A Writers First Baby-steps To Plotting A Romance



Sometimes I think we go through paradigm shifts as writers. The writer we thought we were is suddenly no longer the writer we now know ourselves to be. It's as if we're a cute little Charmander with no conception of the power we will one day have as a mighty pen-wielding Charizard. We evolve. We level up.

This can take many forms. Maybe it's a form change. Maybe we've been trying to write short stories and we realize we're actually super great at poetry. Or we've been turning our nose up at epic fantasy but you've secretly got epic world building abilities and can write sorceresses like nobodies business. If you're a Geodude, own your Geodudeness. Don't be a Squirtle. Unless you're a Squirtle. Then be a Squirtle.

Of course figuring out what kind of pokewriter we really are takes a lot of time and experimentation. And maybe our true form is something like the head of a Pikachu with Rapidash's body and the soul of a Snorlax. (Behold the mighty Snorlax soul, hear her snor.) Point is, whatever monstrosity your writerly self evolves into, just be the best monstrosity you can be.

Which brings me to my latest personal writerly evolution.

In high school I had a very specific view of my writerly self. In class we were reading stuff like King Lear and Crime and Punishment and Cry, the Beloved Country, and A River Runs Through It. I wanted to BE Norman Maclean. For our big book projects one semester my teacher assigned me Moby Dick because he thought I could handle it. (I went to a small private school and had the same English teacher for all four years of high school, so suffice it to say, we all knew each other REALLY well.) Outside of class I read Charles Dickens and Jane Austen and Amy Tan.

Then I grew up.

In college I found a new part of myself. My college roommates introduced me to Star Trek and Avatar, the Last Airbender. I spent a year watching all eleven seasons of Frasier and ever chick flick I could find in the days before Netflix.

Most of all I saw all the glorious young adult and middle grade books I'd missed out on. I discovered Geraldine McCaughrean and Gary Schmidt, who both pretty much changed my life. I'd read and totally adored Beverly Cleary and Judy Blume as a kid and reading these books was almost like coming home again.

Point is, we all have different phases and interests that combine and mash together to form us into, well, us.  My particular mashup means I am absolutely rubbish at world building. Seriously, watching me try and world build is like watching an elephant seal flub across a beach. I've just never had the immersion in world building that it takes. (Basically my only child/teenhood exposure to sci fi and fantasy was Lord of the Rings and Galaxy Quest.) BUT, it does mean my writing is crisp and clean, and I'm prepped like a squirrel with walnuts when it comes to character development and a youthful, earnest voice.

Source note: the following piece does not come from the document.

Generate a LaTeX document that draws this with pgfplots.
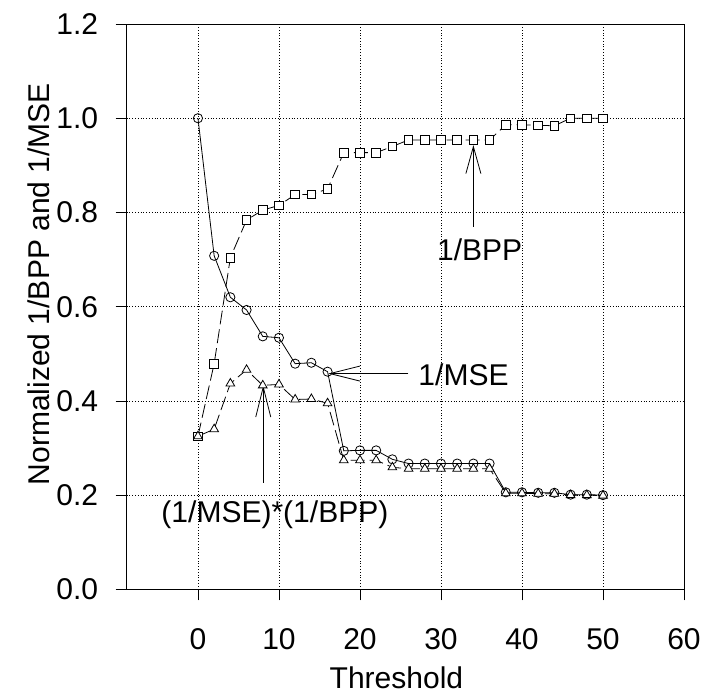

So we play to our strengths. We wouldn't use a fire pokemon to fight a water pokemon, right? We would put a child molester in prison, not the Senate, right? Let's not be silly here.

In high school, if you told me I'd be working on a YA romance I'd have laughed in your face while hiding my copy of Twilight under my copy of Hamlet. But now I've realized how much certain romance stories have stuck with me, and meant to me. Maybe not Twilight, which was largely enjoyable, though not my kind of romance. But Jane Eyre is my kind. Eleanor & Park is my kind. I'm evolving, guys.

But with every evolution, new challenges arise. You don't grow a third leg without some stumbling, you know? So if you're in my situation and looking for crutches, check out Sarah Eden's blog and her incredibly useful 9 point story structure for plotting romances. I've never been steeped in the regency or traditional romance genre, and for those of you who live there, spread your wings and fly you beautiful pokewriters you. But even if you just have a small romantic subplot, Sarah Eden's powerpoint will save your tucus.

So go, writers, go.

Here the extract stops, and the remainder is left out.